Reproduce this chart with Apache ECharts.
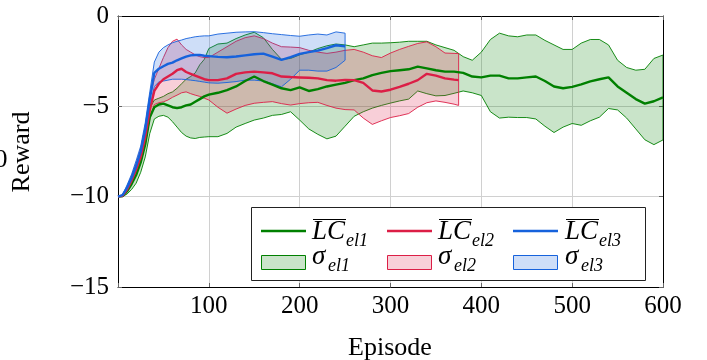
<!DOCTYPE html>
<html><head><meta charset="utf-8">
<script src="https://cdn.jsdelivr.net/npm/echarts@6/dist/echarts.min.js"></script>
<style>html,body{margin:0;padding:0;background:#fff}#c{width:707px;height:360px}</style>
</head><body><div id="c"></div>
<script>
// ---------- data ----------
const epsG = [0,5,10,15,20,25,30,35,40,45,50,55,60,65,70,75,80,85,90,95,100,
  110,120,130,140,150,160,170,180,190,200,210,220,230,240,250,260,270,280,290,300,
  310,320,330,340,350,360,370,380,390,400,410,420,430,440,450,460,470,480,490,500,
  510,520,530,540,550,560,570,580,590,600];
const meanG = [-10,-9.97,-9.7,-9.3,-8.8,-8.1,-7.1,-5.6,-5.05,-4.9,-4.85,-4.95,-5.05,-5.1,-5.05,-4.95,-4.9,-4.75,-4.6,-4.45,-4.35,
  -4.25,-4.1,-3.9,-3.6,-3.35,-3.6,-3.8,-4.0,-4.1,-3.95,-4.15,-4.05,-3.9,-3.8,-3.7,-3.55,-3.45,-3.27,-3.15,-3.05,
  -3.0,-2.95,-2.8,-2.9,-3.0,-3.08,-3.08,-3.15,-3.35,-3.4,-3.3,-3.3,-3.45,-3.45,-3.4,-3.35,-3.6,-3.9,-4.0,-3.92,
  -3.78,-3.62,-3.5,-3.4,-3.9,-4.25,-4.6,-4.85,-4.72,-4.5];
const upG = [-10,-9.95,-9.55,-9.0,-8.4,-7.6,-6.5,-5.1,-4.65,-4.55,-4.45,-4.3,-4.2,-4.0,-3.75,-3.5,-3.35,-3.15,-2.7,-2.4,-1.8,
  -1.55,-1.5,-1.25,-1.05,-0.9,-1.2,-1.85,-2.4,-2.35,-2.15,-2.0,-1.8,-1.65,-1.55,-1.6,-1.7,-1.6,-1.5,-1.5,-1.48,
  -1.45,-1.4,-1.4,-1.4,-1.6,-1.75,-1.9,-2.25,-2.45,-2.0,-1.3,-0.95,-1.1,-1.15,-1.05,-1.05,-1.35,-1.6,-1.85,-1.85,
  -1.5,-1.3,-1.3,-1.6,-2.45,-2.85,-3.0,-2.95,-2.35,-2.16];
const loG = [-10,-10,-9.85,-9.6,-9.25,-8.65,-7.8,-6.5,-5.7,-5.55,-5.5,-5.6,-5.85,-6.15,-6.45,-6.65,-6.75,-6.78,-6.72,-6.7,-6.68,
  -6.68,-6.5,-6.15,-5.95,-5.76,-5.65,-5.5,-5.45,-5.3,-5.76,-6.25,-6.55,-6.8,-6.65,-6.1,-5.55,-5.3,-5.1,-4.95,-4.82,
  -4.7,-4.6,-4.15,-4.3,-4.42,-4.4,-4.28,-4.15,-4.25,-4.4,-5.3,-5.65,-5.6,-5.62,-5.62,-5.7,-6.1,-6.45,-6.15,-5.95,
  -6.05,-5.8,-5.6,-5.12,-5.2,-5.65,-6.25,-6.85,-7.12,-6.86];

const epsR = [0,5,10,15,20,25,30,35,40,45,50,55,60,65,70,75,80,85,90,95,100,
  110,120,130,140,150,160,170,180,190,200,210,220,230,240,250,260,270,280,290,300,
  310,320,330,340,350,360,370,375];
const meanR = [-10,-9.95,-9.6,-9.1,-8.5,-7.8,-6.7,-5.2,-4.15,-3.75,-3.5,-3.35,-3.2,-3.0,-2.92,-3.1,-3.2,-3.3,-3.4,-3.5,-3.55,
  -3.55,-3.45,-3.2,-3.12,-3.08,-3.12,-3.17,-3.35,-3.38,-3.4,-3.42,-3.45,-3.55,-3.58,-3.54,-3.55,-3.7,-4.12,-4.18,-4.08,
  -3.92,-3.75,-3.55,-3.2,-3.3,-3.45,-3.52,-3.55];
const upR = [-10,-9.92,-9.45,-8.85,-8.15,-7.35,-6.1,-4.5,-3.5,-2.9,-2.3,-1.75,-1.4,-1.28,-1.6,-1.85,-2.0,-2.15,-2.25,-2.3,-2.3,
  -2.0,-1.7,-1.4,-1.2,-1.1,-1.25,-1.5,-1.7,-1.72,-1.75,-1.9,-2.0,-2.07,-2.0,-1.9,-1.85,-2.0,-2.2,-2.3,-2.05,
  -1.85,-1.68,-1.52,-1.43,-1.7,-2.05,-2.07,-2.08];
const loR = [-10,-9.97,-9.7,-9.3,-8.8,-8.1,-7.1,-5.7,-4.9,-4.8,-4.75,-4.65,-4.5,-4.38,-4.25,-4.2,-4.3,-4.38,-4.45,-4.55,-4.65,
  -5.05,-5.38,-5.15,-4.95,-4.83,-4.78,-4.74,-4.85,-4.93,-4.85,-4.8,-4.78,-4.95,-5.1,-5.18,-5.2,-5.65,-6.0,-5.8,-5.62,
  -5.52,-5.4,-5.05,-4.8,-4.7,-4.78,-4.88,-4.95];

const epsB = [0,5,10,15,20,25,30,35,40,45,50,55,60,65,70,75,80,85,90,95,100,
  110,120,130,140,150,160,170,180,190,200,210,220,230,240,250];
const meanB = [-10,-9.92,-9.5,-8.95,-8.3,-7.5,-6.3,-4.6,-3.15,-2.92,-2.78,-2.65,-2.58,-2.45,-2.35,-2.25,-2.18,-2.16,-2.15,-2.2,-2.22,
  -2.26,-2.28,-2.24,-2.18,-2.12,-2.08,-2.25,-2.43,-2.28,-2.1,-2.0,-1.92,-1.78,-1.62,-1.68];
const upB = [-10,-9.9,-9.35,-8.75,-8.0,-7.2,-5.9,-4.2,-2.55,-2.0,-1.75,-1.6,-1.48,-1.4,-1.33,-1.25,-1.2,-1.15,-1.12,-1.1,-1.1,
  -1.0,-0.95,-0.9,-0.88,-0.87,-0.92,-0.98,-1.03,-1.08,-1.12,-1.05,-1.0,-1.05,-0.88,-0.95];
const loB = [-10,-9.95,-9.6,-9.1,-8.5,-7.8,-6.7,-5.1,-3.9,-3.65,-3.6,-3.55,-3.5,-3.5,-3.5,-3.52,-3.55,-3.58,-3.62,-3.66,-3.7,
  -3.72,-3.68,-3.63,-3.55,-3.55,-3.6,-3.75,-3.92,-3.5,-3.0,-3.0,-3.05,-3.05,-2.85,-2.45];

const xTicks = [0,100,200,300,400,500,600];
const yTicks = [-15,-10,-5,0];
const legendSubs = ['el1','el2','el3'];

// ---------- styling ----------
const COLS = ['#008000','#dc1e46','#1662dc'];
const FILLS = ['rgba(0,128,0,0.21)','rgba(220,30,70,0.21)','rgba(22,98,220,0.21)'];
const SERIF = '"Liberation Serif","DejaVu Serif",serif';

function pairs(xs, ys){ return xs.map((x,i)=>[x, ys[i]]); }
function bandSeries(xs, lo, hi, col, fill){
  return {
    type:'custom', silent:true, z:2, clip:true,
    data: xs.map((x,i)=>[x, lo[i], hi[i]]),
    encode:{x:0, y:[1,2]},
    renderItem:(params, api) => {
      if (params.dataIndex !== 0) return null;
      const pts = [];
      for (let i=0;i<xs.length;i++) pts.push(api.coord([xs[i], hi[i]]));
      for (let i=xs.length-1;i>=0;i--) pts.push(api.coord([xs[i], lo[i]]));
      return {type:'polygon', shape:{points:pts},
        style:{fill:fill, stroke:col, lineWidth:0.9, lineJoin:'round'}};
    }
  };
}
function meanSeries(xs, ys, col){
  return {type:'line', data:pairs(xs, ys), symbol:'none', silent:true, lineStyle:{color:col, width:2.4}, z:3};
}

const series = [
  bandSeries(epsG, loG, upG, COLS[0], FILLS[0]), meanSeries(epsG, meanG, COLS[0]),
  bandSeries(epsR, loR, upR, COLS[1], FILLS[1]), meanSeries(epsR, meanR, COLS[1]),
  bandSeries(epsB, loB, upB, COLS[2], FILLS[2]), meanSeries(epsB, meanB, COLS[2])
];

const tickStyle = {show:true, inside:true, length:4, lineStyle:{color:'#666', width:1}};
const axisLineStyle = {show:true, onZero:false, lineStyle:{color:'#000', width:1}};
const xBase = {type:'value', min:xTicks[0], max:xTicks[xTicks.length-1], interval:xTicks[1]-xTicks[0]};
const yBase = {type:'value', min:yTicks[0], max:yTicks[yTicks.length-1], interval:yTicks[1]-yTicks[0]};

// ---------- legend (graphic) ----------
const graphic = [];
graphic.push({type:'rect', z:100, shape:{x:251.5, y:207.5, width:394, height:73},
  style:{fill:'#fff', stroke:'#222', lineWidth:1}});
const lx = [261, 387, 513], tx = [312, 438, 565];
for (let i=0;i<3;i++){
  graphic.push({type:'line', z:101, shape:{x1:lx[i], y1:231, x2:lx[i]+45, y2:231},
    style:{stroke:COLS[i], lineWidth:2.6}});
  graphic.push({type:'rect', z:101, shape:{x:lx[i]+0.5, y:255.5, width:44, height:14},
    style:{fill:FILLS[i], stroke:COLS[i], lineWidth:1}});
  graphic.push({type:'text', z:101, style:{text:'LC', x:tx[i], y:232, fill:'#000',
    font:'italic 27px '+SERIF, verticalAlign:'middle', align:'left'}});
  graphic.push({type:'line', z:101, shape:{x1:tx[i]+1, y1:219.5, x2:tx[i]+34, y2:219.5},
    style:{stroke:'#000', lineWidth:1}});
  graphic.push({type:'text', z:101, style:{text:legendSubs[i], x:tx[i]+34, y:241, fill:'#000',
    font:'italic 18px '+SERIF, verticalAlign:'middle', align:'left'}});
  graphic.push({type:'text', z:101, style:{text:'\u03c3', x:tx[i], y:257, fill:'#000',
    font:'italic 27px '+SERIF, verticalAlign:'middle', align:'left'}});
  graphic.push({type:'text', z:101, style:{text:legendSubs[i], x:tx[i]+16, y:266, fill:'#000',
    font:'italic 18px '+SERIF, verticalAlign:'middle', align:'left'}});
}
// axis titles
graphic.push({type:'text', z:50, style:{text:'Episode', x:390, y:348, fill:'#000',
  font:'26px '+SERIF, align:'center', verticalAlign:'middle'}});
graphic.push({type:'text', z:50, rotation:Math.PI/2, x:22, y:152, style:{text:'Reward', x:0, y:0, fill:'#000',
  font:'26px '+SERIF, align:'center', verticalAlign:'middle'}});
graphic.push({type:'text', z:50, style:{text:'0', x:1, y:160, fill:'#000',
  font:'26px '+SERIF, align:'center', verticalAlign:'middle'}});

const chart = echarts.init(document.getElementById('c'), null, {renderer:'canvas'});
chart.setOption({
  animation:false,
  backgroundColor:'#fff',
  grid:{left:118, right:44, top:16, bottom:73, containLabel:false},
  xAxis:[
    Object.assign({}, xBase, {position:'bottom', axisLine:axisLineStyle, axisTick:tickStyle,
      axisLabel:{color:'#000', fontFamily:SERIF, fontSize:25, margin:7,
        formatter:v => v===xTicks[0] ? '' : String(v)},
      splitLine:{show:true, lineStyle:{color:'#d0d0d0', width:1}}}),
    Object.assign({}, xBase, {position:'top', axisLine:axisLineStyle, axisTick:tickStyle,
      axisLabel:{show:false}, splitLine:{show:false}})
  ],
  yAxis:[
    Object.assign({}, yBase, {position:'left', axisLine:axisLineStyle, axisTick:tickStyle,
      axisLabel:{color:'#000', fontFamily:SERIF, fontSize:25, margin:9,
        formatter:v => v<0 ? '\u2212'+(-v) : String(v)},
      splitLine:{show:true, lineStyle:{color:'#d0d0d0', width:1}}}),
    Object.assign({}, yBase, {position:'right', axisLine:axisLineStyle, axisTick:tickStyle,
      axisLabel:{show:false}, splitLine:{show:false}})
  ],
  series: series,
  graphic: graphic
});
</script></body></html>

» WHAT THE TASK REQUIRES:
Give again, word for word, every line from the top of the data above to the line holding "-6.05,-5.8,-5.6,-5.12,-5.2,-5.65,-6.25,-6.85,-7.12,-6.86];", inclusive, with the pictures left out.

» TASK ANSWER:
Reproduce this chart with Apache ECharts.
<!DOCTYPE html>
<html><head><meta charset="utf-8">
<script src="https://cdn.jsdelivr.net/npm/echarts@6/dist/echarts.min.js"></script>
<style>html,body{margin:0;padding:0;background:#fff}#c{width:707px;height:360px}</style>
</head><body><div id="c"></div>
<script>
// ---------- data ----------
const epsG = [0,5,10,15,20,25,30,35,40,45,50,55,60,65,70,75,80,85,90,95,100,
  110,120,130,140,150,160,170,180,190,200,210,220,230,240,250,260,270,280,290,300,
  310,320,330,340,350,360,370,380,390,400,410,420,430,440,450,460,470,480,490,500,
  510,520,530,540,550,560,570,580,590,600];
const meanG = [-10,-9.97,-9.7,-9.3,-8.8,-8.1,-7.1,-5.6,-5.05,-4.9,-4.85,-4.95,-5.05,-5.1,-5.05,-4.95,-4.9,-4.75,-4.6,-4.45,-4.35,
  -4.25,-4.1,-3.9,-3.6,-3.35,-3.6,-3.8,-4.0,-4.1,-3.95,-4.15,-4.05,-3.9,-3.8,-3.7,-3.55,-3.45,-3.27,-3.15,-3.05,
  -3.0,-2.95,-2.8,-2.9,-3.0,-3.08,-3.08,-3.15,-3.35,-3.4,-3.3,-3.3,-3.45,-3.45,-3.4,-3.35,-3.6,-3.9,-4.0,-3.92,
  -3.78,-3.62,-3.5,-3.4,-3.9,-4.25,-4.6,-4.85,-4.72,-4.5];
const upG = [-10,-9.95,-9.55,-9.0,-8.4,-7.6,-6.5,-5.1,-4.65,-4.55,-4.45,-4.3,-4.2,-4.0,-3.75,-3.5,-3.35,-3.15,-2.7,-2.4,-1.8,
  -1.55,-1.5,-1.25,-1.05,-0.9,-1.2,-1.85,-2.4,-2.35,-2.15,-2.0,-1.8,-1.65,-1.55,-1.6,-1.7,-1.6,-1.5,-1.5,-1.48,
  -1.45,-1.4,-1.4,-1.4,-1.6,-1.75,-1.9,-2.25,-2.45,-2.0,-1.3,-0.95,-1.1,-1.15,-1.05,-1.05,-1.35,-1.6,-1.85,-1.85,
  -1.5,-1.3,-1.3,-1.6,-2.45,-2.85,-3.0,-2.95,-2.35,-2.16];
const loG = [-10,-10,-9.85,-9.6,-9.25,-8.65,-7.8,-6.5,-5.7,-5.55,-5.5,-5.6,-5.85,-6.15,-6.45,-6.65,-6.75,-6.78,-6.72,-6.7,-6.68,
  -6.68,-6.5,-6.15,-5.95,-5.76,-5.65,-5.5,-5.45,-5.3,-5.76,-6.25,-6.55,-6.8,-6.65,-6.1,-5.55,-5.3,-5.1,-4.95,-4.82,
  -4.7,-4.6,-4.15,-4.3,-4.42,-4.4,-4.28,-4.15,-4.25,-4.4,-5.3,-5.65,-5.6,-5.62,-5.62,-5.7,-6.1,-6.45,-6.15,-5.95,
  -6.05,-5.8,-5.6,-5.12,-5.2,-5.65,-6.25,-6.85,-7.12,-6.86];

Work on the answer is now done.